Taking the lead: WMU-NC at top of missions game

Taking the lead: WMU-NC at top of missions game
Dianna L. Cagle, BR Asst. Managing Editor
August 25, 2010

Staying true to missions.

That’s how Woman’s Missionary Union of North Carolina (WMU-NC) has stayed at the top in enrollment

among Baptist state conventions affiliated with the Southern Baptist Convention

(SBC).

“We have a lot of people who

want to start it because it’s what they grew up with,” said Ruby Fulbright,

WMU-NC executive director-treasurer. “It’s been good.”

In a report of statistical

leaders released recently, WMU-NC leads the nation in enrollment.
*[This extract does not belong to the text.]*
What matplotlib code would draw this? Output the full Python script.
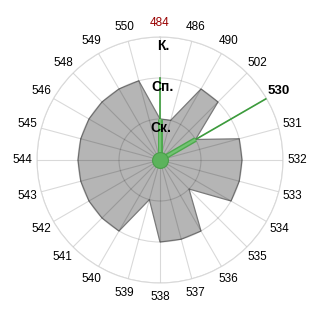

It is the

only church program area in which North Carolina was listed as a national

leader.

The 2009 SBC statistics list

WMU-NC’s enrollment at 99,041, topping Georgia (81,249), Alabama (72,324),

South Carolina (73,284), and Texas (60,784 — which includes both conventions).

In 2009 WMU-NC added 149

groups in 69 churches, and “more and more churches” are including WMU-NC in their

budgets, Fulbright said.

BR photo by Dianna L. Cagle

Ruby Fulbright

Fulbright estimated

2,500-2,600 BSC churches have WMU in some “fashion” — in other words, the

church might have Girls in Action or GAs and Women on Mission. WMU offers

missions education for all ages. They do not keep figures for total number of

organizations.

WMU-NC partners with other

churches to promote missions education.

More than 300 churches

affiliated with the Cooperative Baptist Fellowship of North Carolina have some

form of WMU-NC. They have even helped Methodist and Presbyterian churches with

basic curriculum.

Fulbright credits

“listening” for WMU-NC’s growth. Before and during the move out of the BSC

staff building in 2008, leaders listened to pastors, director of missions and

women across the state to find out what they wanted in WMU-NC.

She describes the response

as “amazing.”

Through the turmoil

In North Carolina, Fulbright

and WMU-NC have been on a “demanding, soul-searching, sometimes painful”

journey since they exercised their autonomy and assumed total responsibility

for their payroll and program.

“Our biggest struggle is

financial but continually God provides,” Fulbright said

In 2009, WMU-NC dipped into

its reserves but so far in 2010, they’ve met budget, despite a harsh winter and

cancelled church services during WMU emphasis week. At its annual meeting in

April, WMU-NC cut its budget 10 percent, freezing salaries and decreasing staff

benefits.

In spite of cutbacks

employees have stayed, and volunteer leaders have taken on more responsibility

within the organization.

Fulbright said the “show of

dedication and commitment to our cause … is comforting … even when they’re not

sure if the paychecks coming.”

Fulbright has been surprised

through the whole ordeal to learn “the whole world is watching.” She’s received

notes from outside North Carolina saying: “We’re watching to see how you are

handling this.

Fulbright often says, “We’re

building this airplane while we fly.”

“Our faith is more authentic

when the world sees us live it out day by day in relationships, work, on good

and bad days,” Fulbright said.

Unlikely leader

Moving from place to place

while growing up, Fulbright said her family were members of missions-minded

churches. She was at GA camp in Texas when she felt called to missions.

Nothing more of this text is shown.